Sunday, December 20, 2020

Caricaturas Crónicas: «António, o premiado» por Osvaldo Macedo de Sousa (in Diário de Notícias de 26/10/1986)

Atraído pelas «artes públicas», como interferência no quotidiano monótono das pessoas, quando terminou o curso de pintura preferiu «a comunicação com as massas a ser fechado numa sala de colecionador» e dessa forma nasceu o designer gráfico e o cartoonista.

 

No índice onomástico português, o nome António não só é comum, como predominante. O primeiro António a celebrar-se foi o santo, aquele que dá um feriado aos lisboetas, e que reconstruia as «bilhas» milagrosamente. Entretanto, a história deu mais uns tantos Antónios, um deles, rei sem súbditos, até que recentemente veio outro que de santo nada tinha, mesmo provindo de uma terra dita santa de dar, o qual foi perito em partir a «bilha» a muita gente.

O António de que quero falar, nem conserta nem destrói bilhas, arranha-as apenas, para despi-las do verniz rançoso e mostrar a outra face da verdade crítica. Falo do A.A., ou seja o António Antunes, conhecido no cartoonismo simplesmente por António.

Nascido em 1953, inicia a sua carreira de cartoonista um mês antes da revolução de Abril (1974), no prestigioso jornal «República». Pertencendo a essa geração do pós-revolução, que proliferou nos jornais com qualidade e quantidade, ele foi dos poucos que sobreviveram neste meio: «os jornais portugueses não ajudaram os bons cartoonistas, e não exigiram qualidade aos que colaboram. Depois do 25 de Abril houve uma invasão, mas não deram condições, e outros falharam. Os jornais não têm consciência da arte. O “Diário de Notícias” talvez seja especial, porque tem 3 ou 4 cartoonistas a funcionar, quase sempre como um segundo “Sempre Fixe”».

Imbuído das influências de um Brad Holand, e de um David Levine, partiu  para um caminho laborioso de independência, no enriquecimento de um traço original que se foi fazendo na «Capital», «Diário de Notícias», «Vida Mundial», «O Jornal», «Pão com Manteiga», «O Bisnau» e «Expresso».

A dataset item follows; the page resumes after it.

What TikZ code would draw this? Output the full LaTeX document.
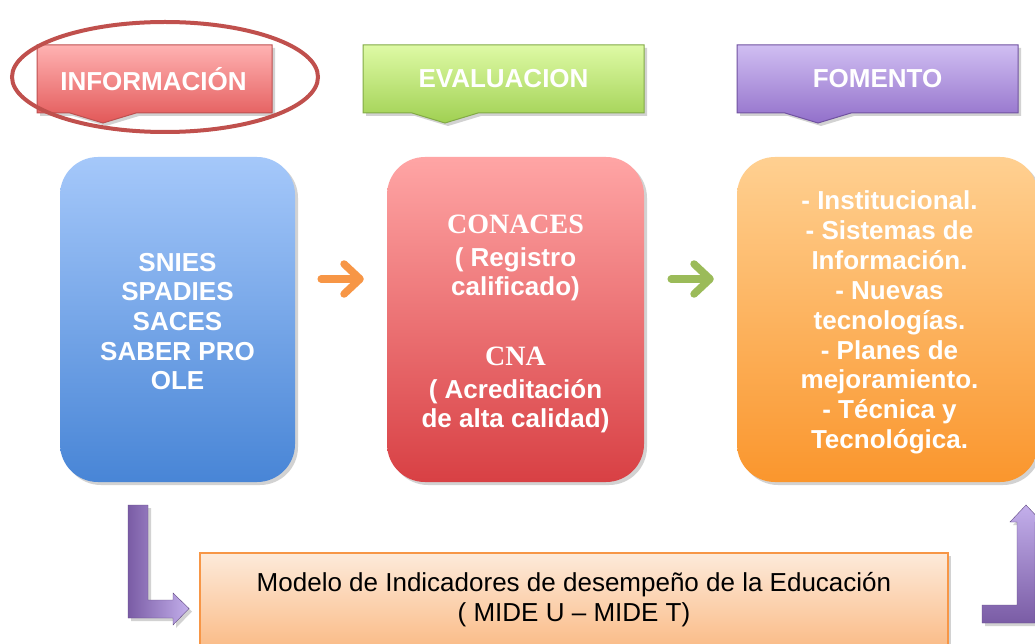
\documentclass[tikz,border=0pt]{standalone}
\usepackage{fontspec}
\setmainfont{Liberation Sans}
\newfontfamily\serifbf{Liberation Serif}
\usetikzlibrary{shadows,arrows.meta,shapes.geometric}
\definecolor{blueT}{RGB}{165,200,250}
\definecolor{blueB}{RGB}{72,133,214}
\definecolor{redT}{RGB}{255,165,165}
\definecolor{redB}{RGB}{216,64,68}
\definecolor{orT}{RGB}{255,208,145}
\definecolor{orB}{RGB}{250,150,45}
\definecolor{hrT}{RGB}{255,178,178}
\definecolor{hrB}{RGB}{226,88,88}
\definecolor{hrD}{RGB}{190,80,80}
\definecolor{hgT}{RGB}{222,250,165}
\definecolor{hgB}{RGB}{160,208,82}
\definecolor{hgD}{RGB}{130,170,70}
\definecolor{hpT}{RGB}{208,190,242}
\definecolor{hpB}{RGB}{146,112,202}
\definecolor{hpD}{RGB}{112,82,160}
\definecolor{ringC}{RGB}{192,80,77}
\definecolor{arrO}{RGB}{247,150,70}
\definecolor{arrG}{RGB}{155,187,89}
\definecolor{lpD}{RGB}{122,92,165}
\definecolor{lpL}{RGB}{195,175,235}
\definecolor{mdT}{RGB}{253,234,218}
\definecolor{mdB}{RGB}{250,188,136}
\definecolor{mdD}{RGB}{247,150,70}
\begin{document}
\begin{tikzpicture}[x=1pt,y=-1pt,
  shad/.style={drop shadow={opacity=0.35,shadow xshift=3pt,shadow yshift=-3pt}},
  bigbox/.style={shad,rounded corners=38pt,inner sep=0pt,align=center,text=white,
    font=\bfseries\fontsize{26}{29.7}\selectfont},
  hdr/.style={shad,line width=1pt},
  hdrtext/.style={text=white,font=\bfseries\fontsize{26}{30}\selectfont,inner sep=0pt},
  chev/.style={line width=7.5pt,line cap=round,line join=round,
    -{Straight Barb[length=16pt,width=30pt,round]}},
  lshape/.style={shad,draw=lpD!80!black,line width=0.4pt}
]
\useasboundingbox (0,0) rectangle (1035,644);
\fill[white] (0,0) rectangle (1035,644);

% headers
\path[hdr,draw=hrD,top color=hrT,bottom color=hrB]
  (37,45) -- (272,45) -- (272,113) -- (136,113) -- (103,123) -- (70,113) -- (37,113) -- cycle;
\node[hdrtext] (hinfo) at (153.5,79) {INFORMACIÓN};
\path[hdr,draw=hgD,top color=hgT,bottom color=hgB]
  (363,45) -- (644,45) -- (644,113) -- (478,113) -- (445,123) -- (412,113) -- (363,113) -- cycle;
\node[hdrtext] (heval) at (503.5,79) {EVALUACION};
\path[hdr,draw=hpD,top color=hpT,bottom color=hpB]
  (737,45) -- (1018,45) -- (1018,113) -- (851,113) -- (818,123) -- (785,113) -- (737,113) -- cycle;
\node[hdrtext] (hfom) at (877.5,79) {FOMENTO};

% highlight ring
\node[draw=ringC,line width=4pt,ellipse,minimum width=306pt,minimum height=110pt,inner sep=0pt] (ring) at (165,77) {};

% big boxes
\node[bigbox,top color=blueT,bottom color=blueB,minimum width=235pt,minimum height=325pt] (binfo) at (177.5,319.5) {};
\node[text=white,align=center,inner sep=0pt,font=\bfseries\fontsize{26}{29.7}\selectfont] (tinfo) at (177.5,321.5)
  {SNIES\\ SPADIES\\ SACES\\ SABER PRO\\ OLE};
\node[bigbox,top color=redT,bottom color=redB,minimum width=257pt,minimum height=325pt] (beval) at (515.5,319.5) {};
\node[text=white,align=center,inner sep=0pt,font=\bfseries\fontsize{26}{29.7}\selectfont] (teval) at (515.5,324)
  {{\serifbf\fontsize{28}{30}\selectfont CONACES}\\[3pt] ( Registro\\ calificado)\\[40pt]
   {\serifbf\fontsize{28}{30}\selectfont CNA}\\[3pt] ( Acreditación\\ de alta calidad)};
\node[bigbox,top color=orT,bottom color=orB,minimum width=301pt,minimum height=325pt] (bfom) at (887.5,319.5) {};
\node[text=white,align=center,inner sep=0pt,font=\bfseries\fontsize{26}{29.9}\selectfont] (tfom) at (889.5,322.5)
  {- Institucional.\\ - Sistemas de\\ Información.\\ - Nuevas\\ tecnologías.\\ - Planes de\\ mejoramiento.\\ - Técnica y\\ Tecnológica.};

% chevron arrows
\draw[chev,arrO] ([xshift=26pt,yshift=40.5pt]binfo.east) -- ([xshift=-23pt,yshift=40.5pt]beval.west);
\draw[chev,arrG] ([xshift=27pt,yshift=40.5pt]beval.east) -- ([xshift=-23pt,yshift=40.5pt]bfom.west);

% bottom box
\node[shad,draw=mdD,line width=1.5pt,top color=mdT,bottom color=mdB,minimum width=748pt,minimum height=94pt,
  align=center,inner sep=0pt,font=\fontsize{26}{30}\selectfont] (mide) at (574,600)
  {Modelo de Indicadores de desempeño de la Educación\\ ( MIDE U – MIDE T)};

% L-shaped block arrows
\path[lshape,left color=lpD,right color=lpL]
  (128,505) -- (148,505) -- (148,600) -- (173,600) -- (173,593) -- (189,608.5) -- (173,625) -- (173,618) -- (128,618) -- cycle;
\path[lshape,bottom color=lpD,top color=lpL]
  (982,605) -- (1017,605) -- (1017,522) -- (1010,522) -- (1026,505) -- (1042,522) -- (1035,522) -- (1035,623) -- (982,623) -- cycle;
\end{tikzpicture}
\end{document}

Atraído pelas «artes públicas», como interferência no quotidiano monótono das pessoas, quando terminou o curso de pintura preferiu «a comunicação com as massas a ser fechado numa sala de colecionador» e dessa forma nasceu o designer gráfico e o cartoonista, já que este último muito dificilmente sobrevive por si só.

De cunho satírico, o seu desenho, que, apesar de apelidado de «cartoon», é fundamentalmente caricatural, é minucioso na técnica, que raia por vezes o «híper-realismo» em «portrait-charge», e subversivo na ideia, como o deve ser o humor, num trabalho de escalpelização dos pontos fundamentais, apresentando ao público a síntese da ideia, na intenção de liberdade de interpretação para o público. A isso talvez se deva atribuir o seu êxito entre os leitores.

Por outro lado, ele tem sabido resguardar-se do cansaço e consequente quebra de qualidade, porque «há sempre soluções, mas nem sempre são as mais correctas. Por isso, tenho fugido dos diários para os semanários. Preciso de tempo de criação, e o meu processo evolutivo não foi linear por causa dessa obrigatoriedade». Por essa razão trabalha actualmente em exclusividade para o «Expresso», para onde entrou em 1975.

A sua actividade humorística não ficou perdida na efemeridade das páginas dos jornais, publicando esses mesmos desenhos em álbuns como «Kafarnaum» (1976), «Suspensórios» (1983) e «Álbum de Caras» (1985). Paralelamente tem feito várias estatuetas caricaturais, assim como um baralho de «Cartas Políticas».

Dos cartoonistas portugueses, ele é o que tem tido maior preocupação em dar a conhecer o nosso humor no estrangeiro, participando em múltiplos Salões de Cartoon, sendo por isso, e pela sua qualidade reconhecida, integrado na antologia «The 1970’s Best Political Cartoons of the decad» (N.Y.), assim como no «Views of the World» (NY).

De realçar o Grande Prémio do XX Internacional Salon of Cartoon – Montreal, conquistado em 1983, e a consagração repetida neste ano de 1986 no mesmo Salon, agora XXIII. Se fosse desportista teria merecido o realce de primeira página, como é um artista-humorista merece uma ou outra pequena referência.